然而,按照日本学者增浏幸男等编的《现代教育学的地平线》的观点,与他者的关系对于自己的人格形成乃是不可欠缺的要素。人格的形成与其说是在特定发展阶段设定其固有的课题,不如说是在社会文化情境里矛盾对立的复杂问题中,借助包含着矛盾和悖论的人格形成过程来展开的。可以说,西方学者吉鲁(H.Giroux)等人倡导的“多焦点自我”理论就是典型的例子。多焦点、多层次的人格包含了若干课题,它强调了人的自我形成过程中表现出来的动力学的复杂侧面。埃里克森的渐成式发展论强调各自发展阶段中的中心课题,但在后现代的人格形成论中,首先关注的是各个阶段中处于边缘化的课题,然后关注复杂的发展阶段中相互交织的各种课题的现实情境的意义。后现代教育学中自我形成理论的特征,是在回应多样的他者性与差异性过程中形成的。因此,现代教育学强调以个人自身为核心形成自律性自我,而后现代教育学强调的是拓展数个中心和焦点的多焦点自我。人格的自我形成是蕴含着内在矛盾的永恒课题。因此,后现代自我形成的本质就在于,在“差异性”的旋涡中不断超越在自己的框架内的自我探究,在自己与他人反复的交互作用中形成跨越边界的自我。
教育关系论的差异
现代教育学秉持教学特殊认识论,主张教师中心论的教育关系。后现代教育学则重视促进学习者的成长,同时也重视教师角色对于实现教育目标能否做出贡献。加拿大学者史密斯(D.G.Smith)在《全球化与后现代教育学》中指出,后现代教育批判了以往占主导地位的三种教育模式,这就是传授式——自始至终以教师充当主动的知识专家,而学生则为知识的被动接受者;儿童中心式——自始至终将儿童的各种需要作为注意的焦点,结果动摇了一切教学权威;促进式——不过是一种唯技术独尊的产物,在这里,教师沦为教育互联网上的“干事”而已。在现代教育学中,学习从某种意义上说是一种“规律”(discipline),因此,学习者是专心于某种生存方式的“学生”。而后现代的学习论则把“摸索合作关系的形成、关系的重建或是关系的修正,参与文化性实践”视为“学习”。在这里,“基于关系重建的共同体的更新”受到重视。
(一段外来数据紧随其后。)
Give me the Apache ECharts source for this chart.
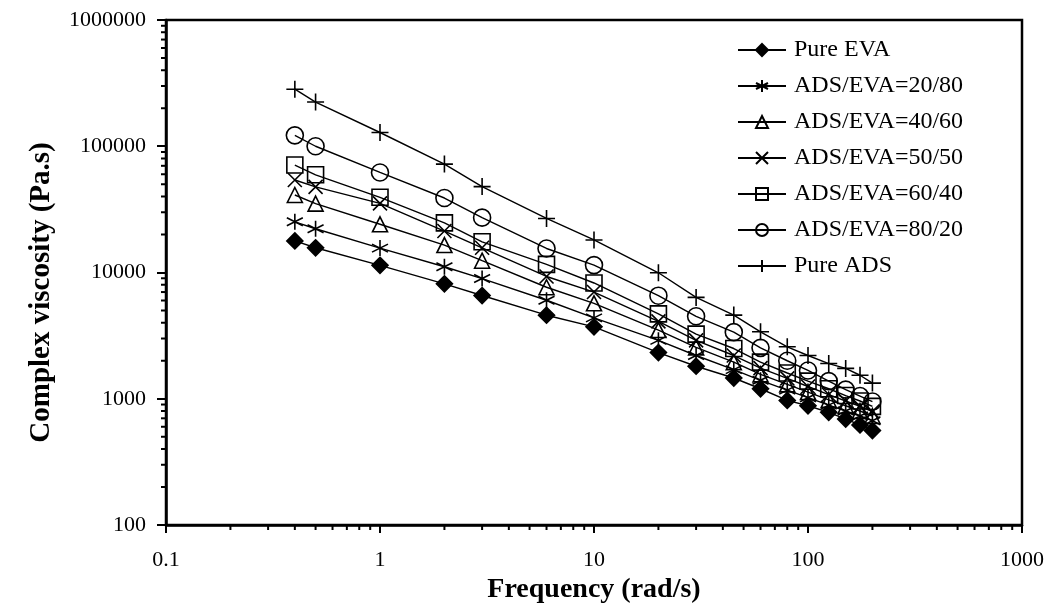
<!DOCTYPE html>
<html>
<head>
<meta charset="utf-8">
<script src="https://cdn.jsdelivr.net/npm/echarts@6/dist/echarts.min.js"></script>
<style>
  html, body { margin: 0; padding: 0; background: #fff; }
  #main { width: 1057px; height: 612px; }
</style>
</head>
<body>
<div id="main"></div>
<script>
// frequency (rad/s)
var freq = [0.4, 0.5, 1, 2, 3, 6, 10, 20, 30, 45, 60, 80, 100, 125, 150, 175, 200];

// complex viscosity (Pa.s)
var pureEVA = [17800, 15700, 11400, 8130, 6570, 4590, 3710, 2320, 1810, 1460, 1200, 970, 880, 780, 690, 620, 560];
var ads2080 = [25200, 22200, 15600, 11100, 8950, 6030, 4370, 2900, 2200, 1700, 1400, 1170, 1020, 890, 800, 730, 670];
var ads4060 = [41100, 35100, 24100, 16500, 12400, 7640, 5700, 3500, 2550, 1950, 1560, 1300, 1130, 980, 880, 800, 730];
var ads5050 = [54000, 47700, 35300, 21300, 15700, 9300, 7000, 4100, 2900, 2200, 1750, 1450, 1250, 1080, 960, 870, 790];
var ads6040 = [71000, 59400, 39400, 24700, 17500, 11600, 8260, 4700, 3250, 2500, 1950, 1600, 1380, 1200, 1060, 960, 870];
var ads8020 = [122000, 100000, 62000, 38900, 27200, 15500, 11450, 6550, 4500, 3370, 2530, 2000, 1675, 1380, 1180, 1050, 950];
var pureADS = [283000, 224000, 128500, 72200, 47900, 26800, 18100, 9950, 6350, 4600, 3390, 2580, 2200, 1900, 1740, 1535, 1330];

var seriesNames = ['Pure EVA', 'ADS/EVA=20/80', 'ADS/EVA=40/60', 'ADS/EVA=50/50', 'ADS/EVA=60/40', 'ADS/EVA=80/20', 'Pure ADS'];

var FONT = '"Liberation Serif", "DejaVu Serif", serif';

var SYM = {
  asterisk: 'path://M5,0L5,10M0.7,2.5L9.3,7.5M9.3,2.5L0.7,7.5',
  cross: 'path://M0,0L10,10M10,0L0,10',
  plus: 'path://M5,0L5,10M0,5L10,5',
  triangle: 'path://M5,0L10,10L0,10Z',
  square: 'path://M0,0L10,0L10,10L0,10Z'
};

function mk(name, values, symbol, size, filled) {
  return {
    name: name,
    type: 'line',
    data: freq.map(function (f, i) { return [f, values[i]]; }),
    symbol: symbol,
    symbolSize: size,
    showAllSymbol: true,
    lineStyle: { color: '#000', width: 1.4 },
    itemStyle: {
      color: filled ? '#000' : 'rgba(0,0,0,0)',
      borderColor: '#000',
      borderWidth: 1.6
    },
    emphasis: { disabled: true },
    animation: false,
    z: 3
  };
}

var chart = echarts.init(document.getElementById('main'), null, { renderer: 'canvas' });

chart.setOption({
  backgroundColor: '#ffffff',
  animation: false,
  grid: {
    left: 166, right: 35, top: 20, bottom: 87,
    show: true, borderColor: '#000', borderWidth: 2.5, backgroundColor: 'transparent'
  },
  legend: {
    orient: 'vertical',
    left: 737,
    top: 38,
    padding: 0,
    itemWidth: 48,
    itemHeight: 15,
    itemGap: 12,
    data: seriesNames,
    textStyle: { fontFamily: FONT, fontSize: 24, color: '#000', lineHeight: 24, padding: [0, 0, 0, 3] }
  },
  xAxis: {
    type: 'log',
    logBase: 10,
    min: 0.1,
    max: 1000,
    name: 'Frequency (rad/s)',
    nameLocation: 'middle',
    nameGap: 51,
    nameTextStyle: { fontFamily: FONT, fontSize: 28, fontWeight: 'bold', color: '#000' },
    axisLine: { lineStyle: { color: '#000', width: 2.5 } },
    axisTick: { length: 8, lineStyle: { color: '#000', width: 2 } },
    axisLabel: {
      margin: 24, fontFamily: FONT, fontSize: 22, color: '#000',
      formatter: function (v) { return String(+v.toPrecision(6)); }
    },
    splitLine: { show: false }
  },
  yAxis: {
    type: 'log',
    logBase: 10,
    min: 100,
    max: 1000000,
    name: 'Complex viscosity (Pa.s)',
    nameLocation: 'middle',
    nameGap: 110,
    nameTextStyle: { fontFamily: FONT, fontSize: 29, fontWeight: 'bold', color: '#000', padding: [0, 40, 0, 0] },
    axisLine: { lineStyle: { color: '#000', width: 2.5 } },
    axisTick: { length: 9, lineStyle: { color: '#000', width: 2 } },
    axisLabel: {
      margin: 20, fontFamily: FONT, fontSize: 22, color: '#000',
      formatter: function (v) { return String(+v.toPrecision(7)); }
    },
    splitLine: { show: false }
  },
  series: [
    mk(seriesNames[0], pureEVA, 'diamond', 16, true),
    mk(seriesNames[1], ads2080, SYM.asterisk, 16, false),
    mk(seriesNames[2], ads4060, SYM.triangle, 15, false),
    mk(seriesNames[3], ads5050, SYM.cross, 14, false),
    mk(seriesNames[4], ads6040, SYM.square, 16, false),
    mk(seriesNames[5], ads8020, 'circle', 17, false),
    mk(seriesNames[6], pureADS, SYM.plus, 17, false)
  ]
});

// minor ticks at 2..9 x 10^k, placed through the axes' own scales
var minor = [];
var yBottom = chart.convertToPixel({ yAxisIndex: 0 }, 100);
var xLeft = chart.convertToPixel({ xAxisIndex: 0 }, 0.1);
for (var d = -1; d < 3; d++) {
  for (var m = 2; m <= 9; m++) {
    var px = chart.convertToPixel({ xAxisIndex: 0 }, m * Math.pow(10, d));
    minor.push({ type: 'line', shape: { x1: px, y1: yBottom, x2: px, y2: yBottom + 5 }, style: { stroke: '#000', lineWidth: 2 }, silent: true });
  }
}
for (var e = 2; e < 6; e++) {
  for (var n = 2; n <= 9; n++) {
    var py = chart.convertToPixel({ yAxisIndex: 0 }, n * Math.pow(10, e));
    minor.push({ type: 'line', shape: { x1: xLeft - 5, y1: py, x2: xLeft, y2: py }, style: { stroke: '#000', lineWidth: 2 }, silent: true });
  }
}
chart.setOption({ graphic: minor });
</script>
</body>
</html>
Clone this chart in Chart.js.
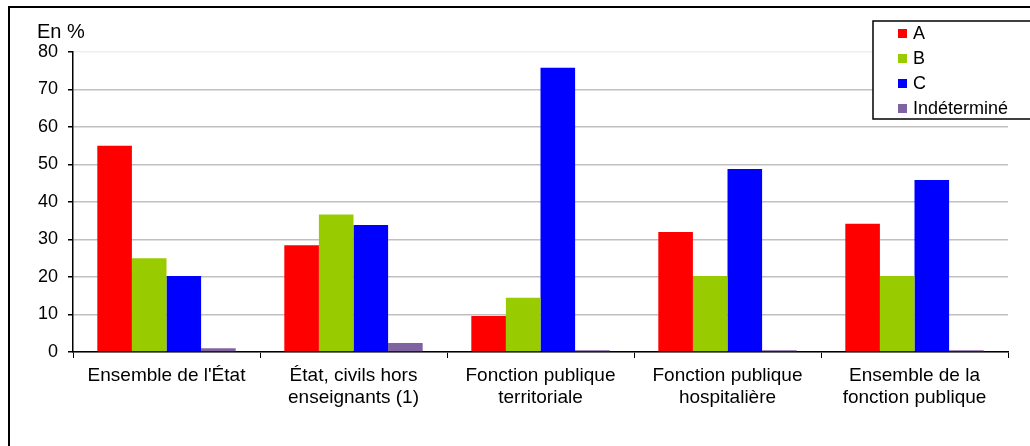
<!DOCTYPE html>
<html>
<head>
<meta charset="utf-8">
<script src="https://cdn.jsdelivr.net/npm/chart.js@4.4.1/dist/chart.umd.min.js"></script>
<style>
html,body{margin:0;padding:0;background:#fff;}
#wrap{position:relative;width:1030px;height:446px;overflow:hidden;}
#frame{position:absolute;left:8px;top:6px;width:1040px;height:460px;border:2px solid #000;box-sizing:border-box;}
canvas{position:absolute;left:0;top:0;}
</style>
</head>
<body>
<div id="wrap">
<div id="frame"></div>
<canvas id="c" width="1030" height="446"></canvas>
</div>
<script>
const categories = [
  ["Ensemble de l'État"],
  ["État, civils hors", "enseignants (1)"],
  ["Fonction publique", "territoriale"],
  ["Fonction publique", "hospitalière"],
  ["Ensemble de la", "fonction publique"]
];
const seriesNames = ["A", "B", "C", "Indéterminé"];
const valuesA = [55.0, 28.5, 9.6, 32.0, 34.2];
const valuesB = [25.0, 36.7, 14.5, 20.3, 20.3];
const valuesC = [20.3, 33.9, 75.8, 48.8, 45.9];
const valuesInd = [1.0, 2.4, 0.5, 0.5, 0.5];
const colors = ["#ff0000", "#99cc00", "#0000ff", "#8064a2"];
const yTicks = [0, 10, 20, 30, 40, 50, 60, 70, 80];
const unitLabel = "En %";

const FONT = "'Liberation Sans', Arial, sans-serif";

const overlay = {
  id: 'overlay',
  afterDraw(chart) {
    const ctx = chart.ctx;
    ctx.save();
    // unit label
    ctx.fillStyle = '#000';
    ctx.font = "20px " + FONT;
    ctx.textBaseline = 'middle';
    ctx.textAlign = 'left';
    ctx.fillText(unitLabel, 37, 32);
    // legend box (right side runs past the picture edge)
    const lx = 873, ly = 21, lw = 180, lh = 98;
    ctx.fillStyle = '#fff';
    ctx.fillRect(lx, ly, lw, lh);
    ctx.strokeStyle = '#000';
    ctx.lineWidth = 1.5;
    ctx.strokeRect(lx, ly, lw, lh);
    ctx.font = "18px " + FONT;
    chart.data.datasets.forEach((ds, i) => {
      const y = 33 + i * 25;
      ctx.fillStyle = ds.backgroundColor;
      ctx.fillRect(898, y - 4, 9, 9);
      ctx.fillStyle = '#000';
      ctx.fillText(ds.label, 913, y + 1);
    });
    ctx.restore();
  }
};

const data = {
  labels: categories,
  datasets: [valuesA, valuesB, valuesC, valuesInd].map((v, i) => ({
    label: seriesNames[i],
    data: v,
    backgroundColor: colors[i],
    borderWidth: 0,
    barPercentage: 1.0,
    categoryPercentage: 0.74
  }))
};

new Chart(document.getElementById('c'), {
  type: 'bar',
  data,
  plugins: [overlay],
  options: {
    responsive: false,
    animation: false,
    layout: { padding: { left: 0, right: 22, top: 52, bottom: 0 } },
    plugins: { legend: { display: false }, tooltip: { enabled: false } },
    scales: {
      x: {
        grid: { display: true, drawOnChartArea: false, drawTicks: true, tickLength: 6, tickColor: '#000', offset: true },
        border: { display: true, color: '#000', width: 1.5 },
        ticks: { color: '#000', font: { family: FONT, size: 19, lineHeight: 1.2 }, padding: 6, maxRotation: 0, autoSkip: false },
        afterFit: s => { s.height = 94; }
      },
      y: {
        min: 0, max: 80,
        afterBuildTicks: s => { s.ticks = yTicks.map(v => ({ value: v })); },
        grid: { color: ctx => (ctx.tick && ctx.tick.value === 80) ? '#eeeeee' : '#c0c0c0', lineWidth: 1.5, drawTicks: true, tickLength: 5, tickColor: '#000' },
        border: { display: true, color: '#000', width: 1.5 },
        ticks: { color: '#000', font: { family: FONT, size: 18 }, padding: 10 },
        afterFit: s => { s.width = 73; }
      }
    }
  }
});
</script>
</body>
</html>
后现代教育学采取了一种情境化的见解:在学校教育展开的情境中,各式各样的价值观和思维交错在一起,潜藏着矛盾和对抗,时刻会转换成新的教育状态。就是说,学校和课堂这样的场域,不仅是教师和学生,而且是家长和其他教育人士的理想和困惑相互碰撞、为实现各自目标而展开竞争的场域。基于这种认识,构成学校和课堂的学习者和学习状态所发挥的作用受到重视。后现代教育学的自我形成理论的显著特征之一是,在愈益多样的文化情境中不断重建活力的自我。如果说,学校和课堂是一种多样的文化情境模式,那么,其学习的课题就是,在一定的文化关系状态之中发现自我的课题,通过与他者的交际,不断开拓自己的兴趣和课题。在交织着多样的认知框架状态的学习之中,教师借助反思能力和情境设计能力,与学生一起形成处置复杂化文化情境的精神力量。这种见解源自20世纪70年代巴西学者弗莱雷(P.Freire)的“解放教育学”。弗莱雷在《被压迫者教育学》中提出,在没有现成答案、时刻处于变化之中的学习情境里,教师和学生都必须作为一个“合作探究者”展开“反思和行动”的姿态:浸润于情境,发现来自情境的课题,从而变革情境。这种探究者需要具备在情境之中共同探究的学习态度,和在开放的人际关系之中拓展自我边界的态度。